El Maestro a continuación explica lo ocurrido con Jonás en su predicación a los ninivitas. Estos escucharon al profeta y se convirtieron, sin embargo, los contemporáneos a Jesús ni lo escuchan y, en consecuencia, no se convierten. Del mismo modo la reina de Saba escuchó a Salomón el sabio, porque confiaba en su sabiduría mientras esta generación no ha creído en Jesús.

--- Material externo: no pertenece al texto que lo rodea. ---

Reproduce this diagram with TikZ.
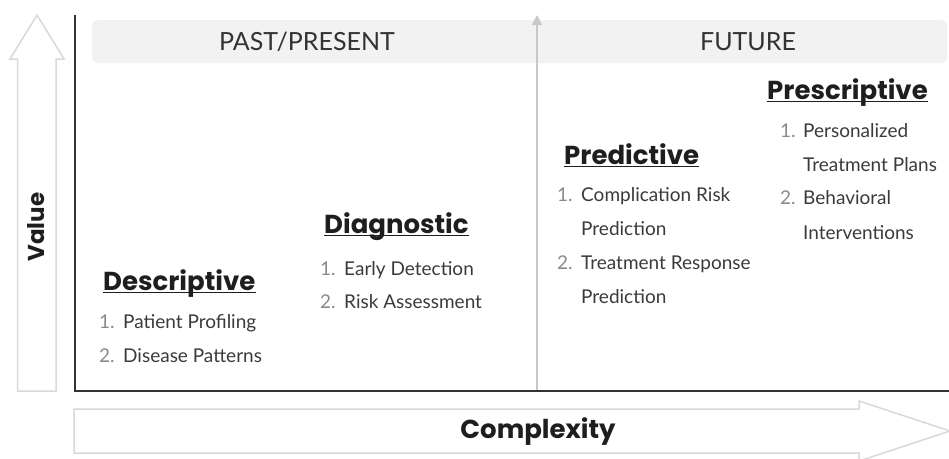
\documentclass[tikz,border=0pt]{standalone}
\usepackage{fontspec}
\setmainfont{Lato}
\newfontfamily\popfont{Poppins}
\usetikzlibrary{arrows.meta}

\definecolor{bandfill}{HTML}{F2F2F2}
\definecolor{ghost}{HTML}{D9D9D9}
\definecolor{axiscol}{HTML}{333333}
\definecolor{midline}{HTML}{C8C8C8}
\definecolor{itemtext}{HTML}{3A3A3A}
\definecolor{itemnum}{HTML}{8A8A8A}
\definecolor{headcol}{HTML}{1E1E1E}

\tikzset{
  headword/.style={anchor=base west, inner sep=0pt, text=headcol,
    font=\popfont\bfseries\fontsize{26}{29}\selectfont},
  headline/.style={draw=headcol, line width=1.4pt},
  numtxt/.style={anchor=base west, inner sep=0pt, text=itemnum,
    font=\fontsize{19}{22}\selectfont},
  itemtxt/.style={anchor=base west, inner sep=0pt, text=itemtext,
    font=\fontsize{19}{22}\selectfont},
  axislabel/.style={inner sep=0pt, text=headcol,
    font=\popfont\bfseries\fontsize{26}{29}\selectfont},
  periodlabel/.style={inner sep=0pt, text=axiscol,
    font=\fontsize{25}{28}\selectfont},
  hollowarrow/.style={draw=ghost, line width=1.5pt, fill=white, line join=miter},
}

\begin{document}
\begin{tikzpicture}[x=1pt,y=-1pt]
  \useasboundingbox (0,0) rectangle (949,458);

  % header band
  \fill[bandfill, rounded corners=6pt] (92,20) rectangle (947,63);
  \node[periodlabel] (past) at (307,42) {PAST/PRESENT};
  \node[periodlabel] (future) at (748,42) {FUTURE};

  % value arrow (hollow, pointing up)
  \draw[hollowarrow] (17.5,391) -- (17.5,59) -- (10,59) -- (37,15) -- (64,59)
    -- (56,59) -- (56,391) -- cycle;
  \node[axislabel, rotate=90, font=\popfont\bfseries\fontsize{23}{27}\selectfont]
    (value) at (36.5,227) {Value};

  % complexity arrow (hollow, pointing right)
  \draw[hollowarrow] (74,409) -- (859,409) -- (859,401) -- (950,431) -- (859,461)
    -- (859,453) -- (74,453) -- cycle;
  \node[axislabel] (complexity) at (538,432) {Complexity};

  % axes frame
  \draw[axiscol, line width=2pt] (74.5,15) -- (74.5,391) -- (949,391);

  % divider between past and future
  \coordinate (divbot) at (537,390);
  \coordinate (divtop) at (537,15);
  \draw[midline, line width=1.8pt, -{Triangle[width=10pt,length=10pt]}] (divbot) -- (divtop);

  % Descriptive
  \node[headword] (desc) at (103,290) {Descriptive};
  \draw[headline] ([yshift=-2.5pt]desc.base west) -- ([yshift=-2.5pt]desc.base east);
  \node[numtxt] (descn1) at (99,328) {1.};
  \node[itemtxt] (desct1) at (123,328) {Patient Profiling};
  \node[numtxt] (descn2) at (99,362) {2.};
  \node[itemtxt] (desct2) at (123,362) {Disease Patterns};

  % Diagnostic
  \node[headword] (diag) at (324,233) {Diagnostic};
  \draw[headline] ([yshift=-2.5pt]diag.base west) -- ([yshift=-2.5pt]diag.base east);
  \node[numtxt] (diagn1) at (320,275) {1.};
  \node[itemtxt] (diagt1) at (344,275) {Early Detection};
  \node[numtxt] (diagn2) at (320,308) {2.};
  \node[itemtxt] (diagt2) at (344,308) {Risk Assessment};

  % Predictive
  \node[headword] (pred) at (564,164) {Predictive};
  \draw[headline] ([yshift=-2.5pt]pred.base west) -- ([yshift=-2.5pt]pred.base east);
  \node[numtxt] (predn1) at (557,201) {1.};
  \node[itemtxt] (predt1) at (581,201) {Complication Risk};
  \node[itemtxt] (predt1b) at (581,235) {Prediction};
  \node[numtxt] (predn2) at (557,269) {2.};
  \node[itemtxt] (predt2) at (581,269) {Treatment Response};
  \node[itemtxt] (predt2b) at (581,303) {Prediction};

  % Prescriptive
  \node[headword] (presc) at (767,99) {Prescriptive};
  \draw[headline] ([yshift=-2.5pt]presc.base west) -- ([yshift=-2.5pt]presc.base east);
  \node[numtxt] (prescn1) at (780,137) {1.};
  \node[itemtxt] (presct1) at (803,137) {Personalized};
  \node[itemtxt] (presct1b) at (803,171) {Treatment Plans};
  \node[numtxt] (prescn2) at (780,204) {2.};
  \node[itemtxt] (presct2) at (803,204) {Behavioral};
  \node[itemtxt] (presct2b) at (803,239) {Interventions};
\end{tikzpicture}
\end{document}
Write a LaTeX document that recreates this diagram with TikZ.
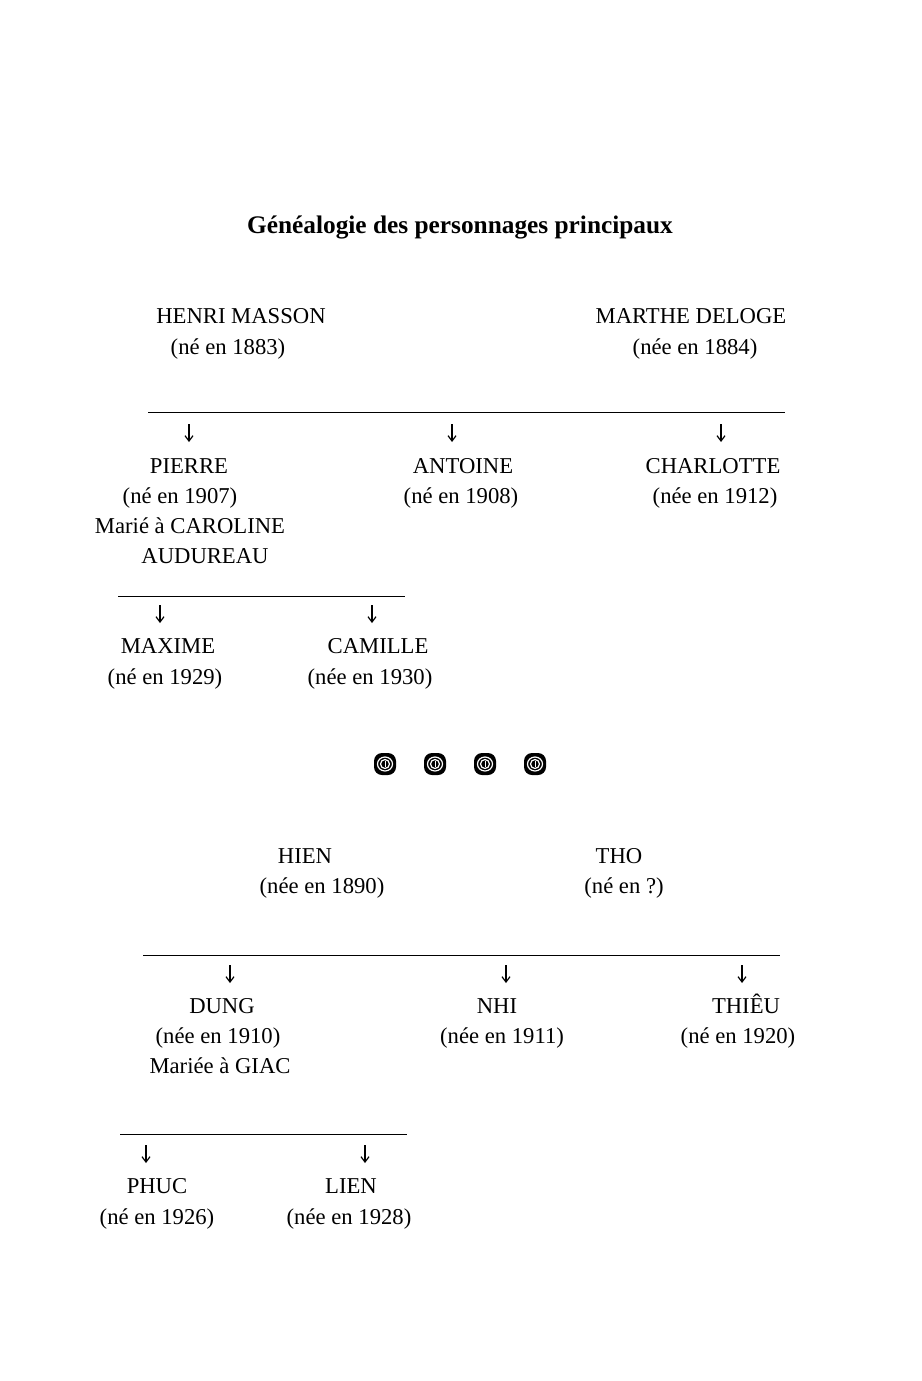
\documentclass[tikz,border=0pt]{standalone}
\usepackage{fontspec}
\setmainfont{Liberation Serif}
\usetikzlibrary{arrows.meta}
\begin{document}
\begin{tikzpicture}[x=0.75pt,y=-0.75pt,
  t/.style={anchor=base,inner sep=0pt,font=\fontsize{17}{20}\selectfont},
  rule/.style={line width=0.7pt},
  arr/.style={line width=0.9pt,-{Straight Barb[length=4pt,width=6pt]}}]
\useasboundingbox (0,0) rectangle (921,1381);
\node[t,font=\fontsize{19}{22}\selectfont\bfseries] (title) at (460,233) {Généalogie des personnages principaux};
% generation 1
\node[t] (henri) at (241,323) {HENRI MASSON};
\node[t] (henriy) at (228,354) {(né en 1883)};
\node[t] (marthe) at (691,323) {MARTHE DELOGE};
\node[t] (marthey) at (695,354) {(née en 1884)};
\coordinate (l1a) at (148,412); \coordinate (l1b) at (785,412);
\draw[rule] (l1a) -- (l1b);
\node[t] (pierre) at (189,473) {PIERRE};
\node[t] (pierrey) at (180,503) {(né en 1907)};
\node[t] (pierrem) at (190,533) {Marié à CAROLINE};
\node[t] (pierrem2) at (205,563) {AUDUREAU};
\node[t] (antoine) at (463,473) {ANTOINE};
\node[t] (antoiney) at (461,503) {(né en 1908)};
\node[t] (charlotte) at (713,473) {CHARLOTTE};
\node[t] (charlottey) at (715,503) {(née en 1912)};
\foreach \x/\n in {189/a1,452/a2,721/a3}{
  \coordinate (\n s) at (\x,424); \coordinate (\n e) at (\x,442);
  \draw[arr] (\n s) -- (\n e);}
\coordinate (l2a) at (118,596); \coordinate (l2b) at (405,596);
\draw[rule] (l2a) -- (l2b);
\foreach \x/\n in {160/b1,372/b2}{
  \coordinate (\n s) at (\x,605); \coordinate (\n e) at (\x,623);
  \draw[arr] (\n s) -- (\n e);}
\node[t] (maxime) at (168,653) {MAXIME};
\node[t] (maximey) at (165,684) {(né en 1929)};
\node[t] (camille) at (378,653) {CAMILLE};
\node[t] (camilley) at (370,684) {(née en 1930)};
% ornaments
\foreach \x in {385,435,485,535}{
  \fill[black,rounded corners=6pt] (\x-11,753) rectangle (\x+11,775);
  \draw[white,line width=0.9pt] (\x,764) ellipse (7.5 and 7);
  \draw[white,line width=0.9pt] (\x,764) ellipse (4.5 and 4.5);
  \draw[white,line width=0.7pt] (\x,761) -- (\x,767);
}
% generation 2
\node[t] (hien) at (305,863) {HIEN};
\node[t] (hieny) at (322,893) {(née en 1890)};
\node[t] (tho) at (619,863) {THO};
\node[t] (thoy) at (624,893) {(né en ?)};
\coordinate (l3a) at (143,955); \coordinate (l3b) at (780,955);
\draw[rule] (l3a) -- (l3b);
\foreach \x/\n in {230/c1,506/c2,742/c3}{
  \coordinate (\n s) at (\x,965); \coordinate (\n e) at (\x,983);
  \draw[arr] (\n s) -- (\n e);}
\node[t] (dung) at (222,1013) {DUNG};
\node[t] (dungy) at (218,1043) {(née en 1910)};
\node[t] (dungm) at (220,1073) {Mariée à GIAC};
\node[t] (nhi) at (497,1013) {NHI};
\node[t] (nhiy) at (502,1043) {(née en 1911)};
\node[t] (thieu) at (746,1013) {THIÊU};
\node[t] (thieuy) at (738,1043) {(né en 1920)};
\coordinate (l4a) at (120,1134); \coordinate (l4b) at (407,1134);
\draw[rule] (l4a) -- (l4b);
\foreach \x/\n in {146/d1,365/d2}{
  \coordinate (\n s) at (\x,1145); \coordinate (\n e) at (\x,1163);
  \draw[arr] (\n s) -- (\n e);}
\node[t] (phuc) at (157,1193) {PHUC};
\node[t] (phucy) at (157,1224) {(né en 1926)};
\node[t] (lien) at (351,1193) {LIEN};
\node[t] (lieny) at (349,1224) {(née en 1928)};
\end{tikzpicture}
\end{document}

El evangelista ha presentado al Señor como auténtico profeta y sabio, mayor que Jonás y Salomón. Profeta de juicio para una generación que se niega a creer ante la exigencia y la verdad de su proyecto del Reino, mientras abre la puerta a la esperanza para los gentiles y para todo ser humano que despierta su corazón y su entendimiento al camino de Jesús. También Mateo identifica a Jesús como sabio, experto en el conocimiento de la vida y de las experiencias humanas, que ofrece a los hombres y mujeres de su tiempo la palabra de Dios para iluminar cada paso del sendero.

En muchas ocasiones, pedimos al Señor signos para creer y nos olvidamos de pedirle la fe para seguir creciendo en ella, no por lo que se nos muestra sino por lo que Jesús nos hace vivir. ¿Seguimos pidiendo signos para creer?